All Products
Search
Document Center

E-MapReduce:Overview

Last Updated:Feb 27, 2024

E-MapReduce (EMR) is a big data processing solution provided by Alibaba Cloud. EMR is developed based on open source Apache Hadoop and Apache Spark. EMR allows you to use peripheral systems in the Hadoop and Spark ecosystems to analyze and process data with ease. EMR can also read data from or write data to other Alibaba Cloud storage systems and database systems, such as Object Storage Service (OSS) and ApsaraDB RDS.

Product introduction

Alibaba Cloud provides EMR on ECS, EMR on ACK, and EMR Serverless StarRocks to meet the business requirements of different users.

Item

Description

EMR on ECS

When you create an EMR cluster, the EMR system deploys components of the open source Hadoop ecosystem on Elastic Compute Service (ECS) instances based on your configurations and starts the components as services in the cluster. You can perform O&M operations on the services and ECS instances of the EMR cluster in the EMR console.

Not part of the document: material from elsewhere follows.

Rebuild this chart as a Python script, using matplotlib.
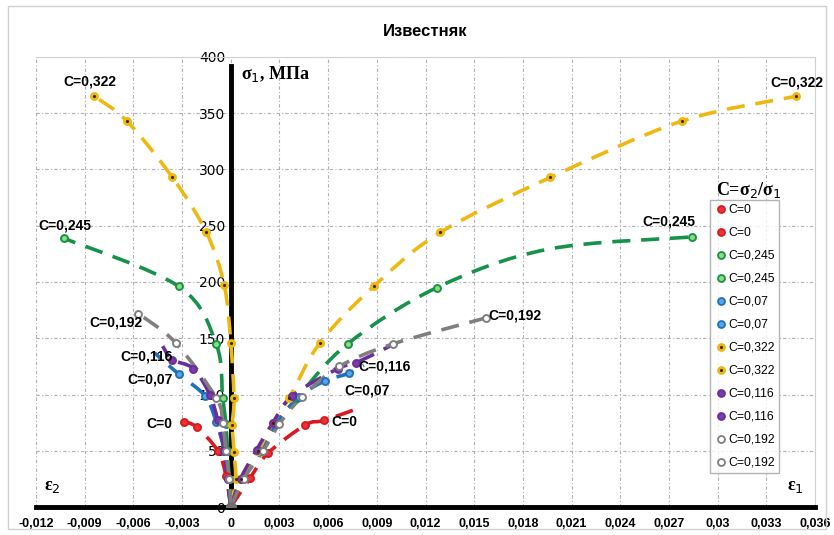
import matplotlib.pyplot as plt
from matplotlib.lines import Line2D
from matplotlib.path import Path
from matplotlib.patches import PathPatch

# strains (eps1 > 0, eps2 < 0) and stress sigma1, MPa, per C = sigma2/sigma1
e1_c0 = [0, 0.0012, 0.0023, 0.0046, 0.00575]
s1_c0 = [0, 26, 48, 73, 77]
e2_c0 = [0, -0.0003, -0.0008, -0.0021, -0.0029]
s2_c0 = [0, 28, 50, 71, 76]

e1_c245 = [0, 0.0007, 0.0019, 0.0028, 0.0041, 0.0072, 0.0127, 0.0284]
s1_c245 = [0, 25, 50, 74, 97, 145, 195, 240]
e2_c245 = [0, -0.0001, -0.0002, -0.0003, -0.0005, -0.0009, -0.0032, -0.0103]
s2_c245 = [0, 25, 50, 74, 97, 145, 196, 239]

e1_c07 = [0, 0.0007, 0.0018, 0.0028, 0.0042, 0.0058, 0.0073]
s1_c07 = [0, 25, 50, 74, 98, 112, 119]
e2_c07 = [0, -0.0002, -0.0004, -0.0009, -0.0016, -0.0032]
s2_c07 = [0, 25, 50, 76, 99, 118]

e1_c322 = [0, 0.0006, 0.0017, 0.0026, 0.0036, 0.0055, 0.0088, 0.0129, 0.0197, 0.0278, 0.0348]
s1_c322 = [0, 25, 50, 75, 97, 146, 196, 244, 293, 343, 365]
e2_c322 = [0, 0.0003, 0.0002, 0.0001, 0.0002, 0.0, -0.0004, -0.0015, -0.0036, -0.0064, -0.0084]
s2_c322 = [0, 25, 49, 73, 97, 146, 197, 244, 293, 343, 365]

e1_c116 = [0, 0.0006, 0.0016, 0.0026, 0.0038, 0.0066, 0.0077]
s1_c116 = [0, 25, 51, 75, 99, 123, 128]
e2_c116 = [0, -0.0002, -0.0004, -0.0008, -0.0013, -0.0023, -0.0036]
s2_c116 = [0, 25, 50, 77, 100, 123, 131]

e1_c192 = [0, 0.0008, 0.002, 0.003, 0.0044, 0.0067, 0.0100, 0.0157]
s1_c192 = [0, 25, 50, 74, 98, 125, 145, 168]
e2_c192 = [0, -0.0001, -0.0003, -0.0005, -0.0009, -0.0034, -0.0057]
s2_c192 = [0, 25, 50, 75, 97, 146, 172]

# trend line tails running past the last measured point
tail_e1 = {"C=0": (0.0081, 89), "C=0,07": (0.0082, 126), "C=0,116": (0.0098, 143)}
tail_e2 = {"C=0,07": (-0.0047, 137), "C=0,116": (-0.0042, 143)}
trend_mid_e1 = {"C=0,245": (6, 0.0195, 229)}

x_ticks = [-0.012, -0.009, -0.006, -0.003, 0, 0.003, 0.006, 0.009, 0.012, 0.015,
           0.018, 0.021, 0.024, 0.027, 0.03, 0.033, 0.036]
y_ticks = [0, 50, 100, 150, 200, 250, 300, 350, 400]

series = [
    ("C=0", e1_c0, s1_c0, e2_c0, s2_c0),
    ("C=0,245", e1_c245, s1_c245, e2_c245, s2_c245),
    ("C=0,07", e1_c07, s1_c07, e2_c07, s2_c07),
    ("C=0,322", e1_c322, s1_c322, e2_c322, s2_c322),
    ("C=0,116", e1_c116, s1_c116, e2_c116, s2_c116),
    ("C=0,192", e1_c192, s1_c192, e2_c192, s2_c192),
]
colors = {"C=0": "#d9191f", "C=0,245": "#16924a", "C=0,07": "#1f6fbf",
          "C=0,322": "#efb810", "C=0,116": "#6b2e98", "C=0,192": "#7f7f7f"}
faces = {"C=0": "#e8333a", "C=0,245": "#8fdc78", "C=0,07": "#5aa5e6",
         "C=0,322": "#efb810", "C=0,116": "#7b3cab", "C=0,192": "white"}

sans = ["Liberation Sans", "DejaVu Sans"]
serif = ["Liberation Serif", "DejaVu Serif"]


def smooth_path(xs, ys):
    # Excel-style smoothed line: cubic Bezier through every point
    pts = list(zip(xs, ys))
    verts = [pts[0]]
    codes = [Path.MOVETO]
    n = len(pts)
    for i in range(n - 1):
        p0 = pts[max(i - 1, 0)]
        p1 = pts[i]
        p2 = pts[i + 1]
        p3 = pts[min(i + 2, n - 1)]
        c1 = (p1[0] + (p2[0] - p0[0]) / 6, p1[1] + (p2[1] - p0[1]) / 6)
        c2 = (p2[0] - (p3[0] - p1[0]) / 6, p2[1] - (p3[1] - p1[1]) / 6)
        verts += [c1, c2, p2]
        codes += [Path.CURVE4] * 3
    return Path(verts, codes)


fig = plt.figure(figsize=(8.34, 5.35), dpi=100)
fig.patches.append(plt.Rectangle((0.01, 0.012), 0.98, 0.976, transform=fig.transFigure,
                                 fill=False, ec="#d0d0d0", lw=1))
ax = fig.add_axes([0.0432, 0.0523, 0.9340, 0.8412])

handles = []
for lab, e1, s1, e2, s2 in series:
    col = colors[lab]
    for e, s, tail, mid in ((e1, s1, tail_e1, trend_mid_e1), (e2, s2, tail_e2, {})):
        le, ls = list(e), list(s)
        if lab in mid:
            k, me, ms_ = mid[lab]
            le.insert(k + 1, me)
            ls.insert(k + 1, ms_)
        if lab in tail:
            le.append(tail[lab][0])
            ls.append(tail[lab][1])
        ax.add_patch(PathPatch(smooth_path(le, ls), fill=False, ec=col, lw=2.6,
                               ls=(0, (5, 3)), zorder=3))
        ax.plot(e[1:], s[1:], "o", ms=5, mfc=faces[lab], mec=col, mew=1.4, zorder=4)
        mk = Line2D([], [], ls="none", marker="o", ms=5, mfc=faces[lab], mec=col, mew=1.3)
        if lab == "C=0,322":
            ax.plot(e[1:], s[1:], ".", ms=2.5, color="#3a2a00", zorder=5)
            dot = Line2D([], [], ls="none", marker=".", ms=2.5, color="#3a2a00")
            handles.append(((mk, dot), lab))
        else:
            handles.append((mk, lab))
ax.plot([0], [0], "o", ms=7, color="#707070", zorder=6)

ax.set_xlim(-0.012, 0.036)
ax.set_ylim(0, 400)
ax.set_xticks(x_ticks)
ax.set_yticks(y_ticks)
ax.set_xticklabels([("%g" % v).replace(".", ",") for v in x_ticks],
                   family=sans, fontsize=9, fontweight="bold")
ax.set_yticklabels([str(v) for v in y_ticks], family=sans, fontsize=9, fontweight="bold")
ax.tick_params(length=0, pad=4)
ax.tick_params(axis="x", pad=8)
ax.grid(True, color="#b0b0b0", ls=(0, (3, 2, 1, 2)), lw=0.8)
ax.set_axisbelow(True)

ax.spines["left"].set_position(("data", 0))
ax.spines["left"].set_linewidth(3.5)
ax.spines["left"].set_zorder(2)
ax.spines["bottom"].set_linewidth(3.5)
for side in ("top", "right"):
    ax.spines[side].set_color("#d0d0d0")
ax.spines["left"].set_bounds(0, 392)

ax.set_title("Известняк", family=sans, fontsize=12, fontweight="bold", pad=15)

ax.text(0.0006, 385, r"σ$_1$, МПа", family=serif, fontsize=13, fontweight="bold", va="center")
ax.text(-0.0115, 15, r"ε$_2$", family=serif, fontsize=13, fontweight="bold")
ax.text(0.0343, 15, r"ε$_1$", family=serif, fontsize=13, fontweight="bold")

# curve end labels
end_labels = [
    ("C=0,322", -0.0087, 378), ("C=0,322", 0.0349, 377),
    ("C=0,245", -0.0102, 250), ("C=0,245", 0.0270, 254),
    ("C=0,192", -0.0071, 164), ("C=0,192", 0.0175, 170),
    ("C=0,116", -0.0052, 134), ("C=0,116", 0.0095, 125),
    ("C=0,07", -0.0050, 113), ("C=0,07", 0.0084, 104),
    ("C=0", -0.0044, 74), ("C=0", 0.0070, 76),
]
for txt, x, y in end_labels:
    ax.text(x, y, txt, family=sans, fontsize=10, fontweight="bold", ha="center", va="center",
            zorder=7)

leg = ax.legend(handles=[h for h, _ in handles], labels=[l for _, l in handles],
                loc="upper left", bbox_to_anchor=(0.8655, 0.683),
                prop={"family": sans, "size": 8.8}, frameon=True, fancybox=False,
                handletextpad=0.1, handlelength=1.0, borderpad=0.35, labelspacing=0.9,
                borderaxespad=0)
leg.get_frame().set_edgecolor("#a0a0a0")
leg.get_frame().set_linewidth(1)
ax.text(0.9145, 0.705, r"C=σ$_2$/σ$_1$", transform=ax.transAxes, family=serif,
        fontsize=13, fontweight="bold", ha="center", va="center")

fig.savefig("out.png", dpi=100)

For more information about EMR on ECS, see What is EMR on ECS?

EMR on ACK

Before you use EMR on ACK, make sure that an ACK cluster is deployed. After the ACK cluster is deployed, you can create an EMR cluster to deploy big data components based on ACK resources and run the components in related containers. For more information about EMR on ACK, see What is EMR on ACK?

Benefits

EMR on ECS

EMR allows you to easily deploy enterprise-level open source big data services, such as Hadoop, Spark, Flink, Kafka, and HBase.

  • All components in EMR are open source. EMR adapts to and optimizes open source components and provides higher performance than the open source versions of the components.

  • Preemptible instances can help reduce costs based on the time-based auto scaling capability.

  • Computing and storage are decoupled to support the elastic use of resources.

  • You can create or scale out a cluster within minutes. You do not need to manually deploy or start services.

EMR on ACK

  • Cost-effectiveness: You do not need to purchase ACK clusters.

  • Simplified O&M: An O&M system and a cluster management system are provided for both big data and online business.

  • Optimized user experience: The EMR console provides the following Infrastructure as a Service (IaaS) models: EMR on ECS and EMR on ACK. You can seamlessly switch between the two models.

  • Deep integration: EMR on ACK adopts a cloud-native data lake architecture. The architecture integrates ACK to scale out computing resources without a limit.